Every summer-camp drop-off goes better when the parent has a script. The first day is not a test of how brave your kid is — it is a logistics problem with a social layer, and the two variables you control are timing and tone. Get those right and most of the rest takes care of itself.
The five-minute drop-off ritual
A good first-day drop-off takes about five minutes and has three beats: arrive, hand off, leave. Do the same version every morning of week one. Predictability is the single biggest lever parents have over first-day anxiety.
Park, walk in together, find a staff member and introduce your kid by name. Say one short thing about what the kid is excited about (“Mira’s been talking about the ropes course all week”). Let the counselor take it from there. Give a quick hug, tell your kid when you’ll be back, and walk out without turning around. Counselors will tell you the parents who do this have kids who settle the fastest.
The five-minute cap matters. Past that, you are no longer reassuring — you are signaling that something is wrong. Kids read the extra minutes as evidence that the situation deserves worry.
Two mistakes that amplify first-day nerves
Two specific parent moves make first-day drop-off dramatically harder, and they are both well-intentioned. The first is the long, repeated goodbye. The second is the “if you don’t like it, we’ll figure something out” pre-negotiation.
The long goodbye keeps resetting the separation clock. Every hug, every “one more thing,” every turn-around-at-the-door stretches the moment your kid has to get through. Kids who get a 30-second goodbye are usually fine by the time the parent is back in the car.

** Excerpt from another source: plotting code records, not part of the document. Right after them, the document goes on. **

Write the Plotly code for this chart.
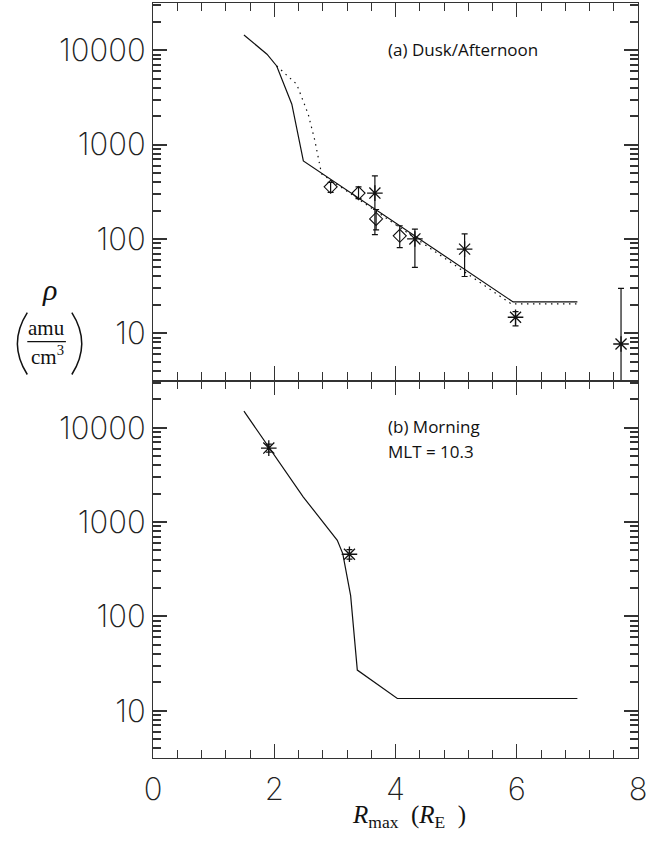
import plotly.graph_objects as go
from plotly.subplots import make_subplots

# ---------------- data ----------------
# Panel (a) Dusk/Afternoon
a_solid_x = [1.50, 1.88, 2.04, 2.29, 2.48, 5.94, 7.00]
a_solid_y = [14500, 9060, 6800, 2680, 670, 21.5, 21.5]
a_dot_x = [2.04, 2.07, 2.37, 2.56, 2.67, 2.78, 5.91, 7.00]
a_dot_y = [6800, 6540, 4360, 2100, 1100, 490, 20.5, 20.5]
a_diam_x = [2.93, 3.39, 3.68, 4.07]
a_diam_y = [357, 306, 163, 108]
a_diam_hi = [397, 357, 205, 138]
a_diam_lo = [311, 268, 125, 81]
a_star_x = [3.66, 4.32, 5.14, 5.98, 7.72]
a_star_y = [306, 100, 78, 14.8, 7.7]
a_star_hi = [465, 127, 113, 17, 30]
a_star_lo = [111, 50, 40, 12, 1]

# Panel (b) Morning, MLT = 10.3
b_solid_x = [1.50, 2.48, 3.04, 3.13, 3.26, 3.37, 4.03, 7.00]
b_solid_y = [14960, 1840, 641, 463, 166, 27, 13.5, 13.5]
b_star_x = [1.91, 3.24]
b_star_y = [6080, 456]
b_star_hi = [6700, 510]
b_star_lo = [5500, 405]

x_ticks = [0, 2, 4, 6, 8]
y_ticks = [10, 100, 1000, 10000]
y_ticktext = ["10", "100", "1000", "10000"]
y_minor = [m * 10 ** e for e in range(0, 5) for m in range(2, 10)]

# ---------------- figure ----------------
W, H = 649, 847
ML, MR, MT, MB = 153, 6, 2, 89

fig = make_subplots(rows=2, cols=1, shared_xaxes=False, vertical_spacing=0)

INK = "#111111"


def err(y, hi, lo):
    return dict(type="data", symmetric=False,
                array=[h - v for h, v in zip(hi, y)],
                arrayminus=[v - l for v, l in zip(y, lo)],
                color=INK, thickness=1.2, width=3)


fig.add_trace(go.Scatter(x=a_solid_x, y=a_solid_y, mode="lines",
                         line=dict(color=INK, width=1.2)), row=1, col=1)
fig.add_trace(go.Scatter(x=a_dot_x, y=a_dot_y, mode="lines",
                         line=dict(color=INK, width=1.2, dash="1.5px,4.5px")), row=1, col=1)
fig.add_trace(go.Scatter(x=a_diam_x, y=a_diam_y, mode="markers",
                         marker=dict(symbol="diamond-open", size=10, color=INK,
                                     line=dict(width=1.1, color=INK)),
                         error_y=err(a_diam_y, a_diam_hi, a_diam_lo)), row=1, col=1)
fig.add_trace(go.Scatter(x=a_star_x, y=a_star_y, mode="markers",
                         marker=dict(symbol="asterisk-open", size=13, color=INK,
                                     line=dict(width=1.3, color=INK)),
                         error_y=err(a_star_y, a_star_hi, a_star_lo)), row=1, col=1)
fig.add_trace(go.Scatter(x=b_solid_x, y=b_solid_y, mode="lines",
                         line=dict(color=INK, width=1.2)), row=2, col=1)
fig.add_trace(go.Scatter(x=b_star_x, y=b_star_y, mode="markers",
                         marker=dict(symbol="asterisk-open", size=13, color=INK,
                                     line=dict(width=1.3, color=INK)),
                         error_y=err(b_star_y, b_star_hi, b_star_lo)), row=2, col=1)

AX = "#333333"
tf = dict(family="Inter", size=31, weight=200, color="#222222")

xbase = dict(range=[0, 8], showline=True, linecolor=AX, linewidth=1.2,
             mirror="allticks", ticks="inside", ticklen=14, tickcolor=AX,
             tickvals=x_ticks, showgrid=False, zeroline=False,
             minor=dict(ticks="inside", ticklen=8, dtick=0.4, tick0=0))
ybase = dict(type="log", range=[0.5, 4.5], showline=True, linecolor=AX,
             linewidth=1.2, mirror="allticks", ticks="inside", ticklen=14,
             tickwidth=2, tickcolor=AX, tickvals=y_ticks, ticktext=y_ticktext,
             showgrid=False, zeroline=False, tickfont=tf,
             minor=dict(ticks="inside", ticklen=8, tickvals=y_minor))

fig.update_layout(
    xaxis=dict(xbase, showticklabels=False),
    xaxis2=dict(xbase, showticklabels=True, ticklabeloverflow="allow",
                tickfont=tf, ticklabelstandoff=4),
    yaxis=ybase,
    yaxis2=ybase,
)

PW = W - ML - MR
PH = H - MT - MB


def px(x):
    return (x - ML) / PW


def py(y):
    return (H - MB - y) / PH


shapes = [
    dict(type="line", xref="paper", yref="paper", x0=px(26), x1=px(65),
         y0=py(341), y1=py(341), line=dict(color=INK, width=1.3)),
    dict(type="path", xref="paper", yref="paper",
         path=f"M {px(26)},{py(312)} Q {px(6)},{py(343)} {px(26)},{py(374)}",
         line=dict(color=INK, width=1.5)),
    dict(type="path", xref="paper", yref="paper",
         path=f"M {px(71)},{py(312)} Q {px(91)},{py(343)} {px(71)},{py(374)}",
         line=dict(color=INK, width=1.5)),
]

serif = "Liberation Serif"
sans = "Open Sans"
NB = "\u00a0"
xtitle = ("<i>R</i><sub>max</sub>" + NB * 2 +
          "(<i>R</i><sub>E</sub>" + NB * 2 + ")")
annotations = [
    dict(text="<i>ρ</i>", x=px(48), y=py(289), xref="paper", yref="paper",
         showarrow=False, font=dict(family=serif, size=30, color=INK),
         xanchor="center", yanchor="middle"),
    dict(text="amu", x=px(45.5), y=py(327), xref="paper", yref="paper",
         showarrow=False, font=dict(family=serif, size=21, color=INK),
         xanchor="center", yanchor="middle"),
    dict(text="cm<sup>3</sup>", x=px(46), y=py(355), xref="paper", yref="paper",
         showarrow=False, font=dict(family=serif, size=21, color=INK),
         xanchor="center", yanchor="middle"),
    dict(text=xtitle, x=px(352), y=py(817),
         xref="paper", yref="paper", showarrow=False,
         font=dict(family=serif, size=25, color=INK),
         xanchor="left", yanchor="middle"),
    dict(text="(a) Dusk/Afternoon", x=px(388), y=py(49), xref="paper", yref="paper",
         showarrow=False, font=dict(family=sans, size=17, color=INK),
         xanchor="left", yanchor="middle"),
    dict(text="(b) Morning", x=px(388), y=py(426), xref="paper", yref="paper",
         showarrow=False, font=dict(family=sans, size=17, color=INK),
         xanchor="left", yanchor="middle"),
    dict(text="MLT = 10.3", x=px(388), y=py(451), xref="paper", yref="paper",
         showarrow=False, font=dict(family=sans, size=17, color=INK),
         xanchor="left", yanchor="middle"),
]

fig.update_layout(width=W, height=H, margin=dict(l=ML, r=MR, t=MT, b=MB),
                  paper_bgcolor="white", plot_bgcolor="white", showlegend=False,
                  shapes=shapes, annotations=annotations)

fig.write_html("out.html")
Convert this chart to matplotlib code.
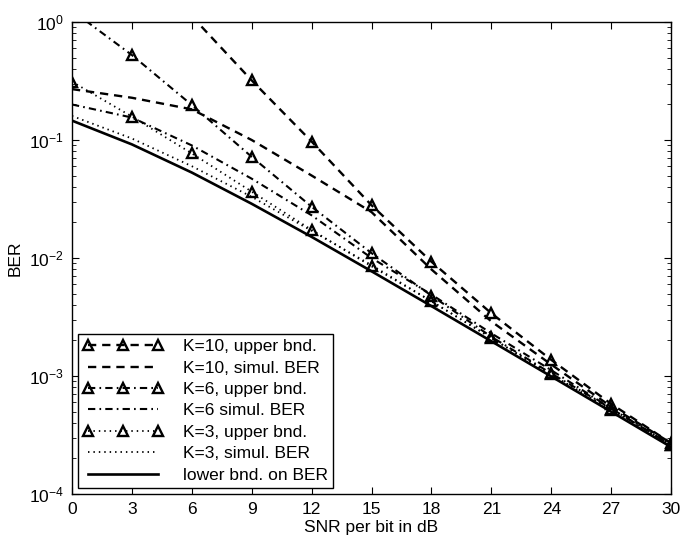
import numpy as np
import matplotlib
matplotlib.use("Agg")
import matplotlib.pyplot as plt

plt.rcParams['font.family'] = ['Liberation Sans', 'DejaVu Sans']
plt.rcParams['mathtext.fontset'] = 'custom'
plt.rcParams['mathtext.rm'] = 'Liberation Sans'

# SNR per bit (dB)
snr = [0, 3, 6, 9, 12, 15, 18, 21, 24, 27, 30]

# values (BER)
k10_upper = [np.nan, np.nan, 1.12, 0.32, 0.097, 0.028, 0.0093, 0.0034, 0.00137, 0.00058, 0.00027]
k10_sim = [0.27, 0.228, 0.182, 0.100, 0.050, 0.0245, 0.0080, 0.0029, 0.00125, 0.00055, 0.00027]
k6_upper = [1.25, 0.525, 0.198, 0.072, 0.0272, 0.011, 0.0048, 0.00215, 0.00105, 0.00053, 0.00026]
k6_sim = [0.20, 0.155, 0.090, 0.047, 0.023, 0.0100, 0.0049, 0.0023, 0.00112, 0.00053, 0.00026]
k3_upper = [0.312, 0.158, 0.077, 0.0365, 0.0173, 0.0085, 0.0043, 0.0021, 0.00103, 0.00052, 0.00026]
k3_sim = [0.160, 0.103, 0.060, 0.033, 0.0170, 0.0087, 0.0043, 0.0021, 0.00102, 0.00051, 0.00025]
lower = [0.146, 0.0918, 0.0530, 0.0288, 0.0151, 0.00772, 0.00391, 0.00197, 0.000991, 0.000498, 0.00025]

fig = plt.figure(figsize=(6.94, 5.38), dpi=100)
ax = fig.add_axes([0.1037, 0.0818, 0.8633, 0.8773])

mk = dict(marker='^', markersize=7.5, markerfacecolor='none', markeredgecolor='k', markeredgewidth=1.7)
dash = (0, (3.5, 2.5))
dashdot = (0, (3.5, 2.0, 0.8, 2.0))
dot = (0, (0.8, 2.2))

ax.semilogy(snr, k10_upper, color='k', lw=1.7, ls=dash, label='K=10, upper bnd.', **mk)
ax.semilogy(snr, k10_sim, color='k', lw=1.7, ls=dash, label='K=10, simul. BER')
ax.semilogy(snr, k6_upper, color='k', lw=1.5, ls=dashdot, label='K=6, upper bnd.', **mk)
ax.semilogy(snr, k6_sim, color='k', lw=1.5, ls=dashdot, label='K=6 simul. BER')
ax.semilogy(snr, k3_upper, color='k', lw=1.3, ls=dot, label='K=3, upper bnd.', **mk)
ax.semilogy(snr, k3_sim, color='k', lw=1.3, ls=dot, label='K=3, simul. BER')
ax.semilogy(snr, lower, color='k', lw=1.9, ls='-', label='lower bnd. on BER')

ax.set_xlim(0, 30)
ax.set_ylim(1e-4, 1)
ax.set_xticks(snr)
ax.set_yticks([1e-4, 1e-3, 1e-2, 1e-1, 1])
ax.tick_params(which='both', direction='in', top=True, right=True, labelsize=12.5)
ax.tick_params(which='major', length=5, width=0.8, pad=6)
ax.tick_params(which='minor', length=3, width=0.6)
for s in ax.spines.values():
    s.set_linewidth(1.0)

ax.set_xlabel('SNR per bit in dB', fontsize=12.5, labelpad=2)
ax.set_ylabel('BER', fontsize=12.5, labelpad=4)

leg = ax.legend(loc='lower left', fontsize=12.5, numpoints=3, handlelength=4.6,
                fancybox=False, framealpha=1, edgecolor='k', borderaxespad=0.35,
                labelspacing=0.36, handletextpad=1.15, borderpad=0.3)
leg.get_frame().set_linewidth(1.0)

plt.savefig('out.png', dpi=100)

The pre-negotiation is worse because it plants an exit ramp. If you tell a seven-year-old the night before that they can quit if they hate it, you have told them the camp is on trial. Now every neutral moment — a slow transition, a lunch they don’t recognize — becomes evidence for the case. Save that conversation for after day three, when you actually have real information.
What to pack the night before
Pack the backpack the night before, not in the morning. A morning scramble is the single most common reason first-day drop-offs start badly, because the kid walks in already dysregulated from the 7am hunt for a water bottle. Lay it out on the kitchen counter after dinner. Our packing list guide covers what actually matters.
The minimum: water bottle (labeled), lunch (if not provided), sun hat, sunscreen already applied before you leave the house, a change of clothes in a ziplock, and a small comfort item the camp allows. Check the camp’s own list for specifics — many day camps ban phones, smartwatches, and anything valuable, and a confiscation on day one is a bad start.
Write the kid’s first name on everything in big block letters. Not their full name, not a cursive label, not a cute monogram — block letters a counselor can read from across a field.
How to read your kid’s stress signals
Real first-day stress shows up as quiet withdrawal, loss of appetite, or an unusual physical complaint like a stomachache. It does not usually show up as tears at the gate — those are normal transition tears and pass inside ten minutes.
If your kid comes home flat, pick one specific question: “Who did you sit with at lunch?” Not “How was camp?” which gets you “fine” every time. A named peer by day three is the strongest signal that things are on track. No named peer by day five is a real flag, and emailing the camp director is the right next step.
Sleep and appetite bounce back by day four for most kids. If they don’t, something specific is going on and the camp staff almost always knows what. A good camp director will tell you when you ask directly. That conversation is much easier to have at 4:30pm on a Thursday than at 7:45am on Friday morning.
First-day drop-off is mostly about you, not your kid. Keep the ritual short, keep the tone flat, leave cleanly. Your kid is probably fine 90 seconds after you pull out of the lot — the question is whether you are.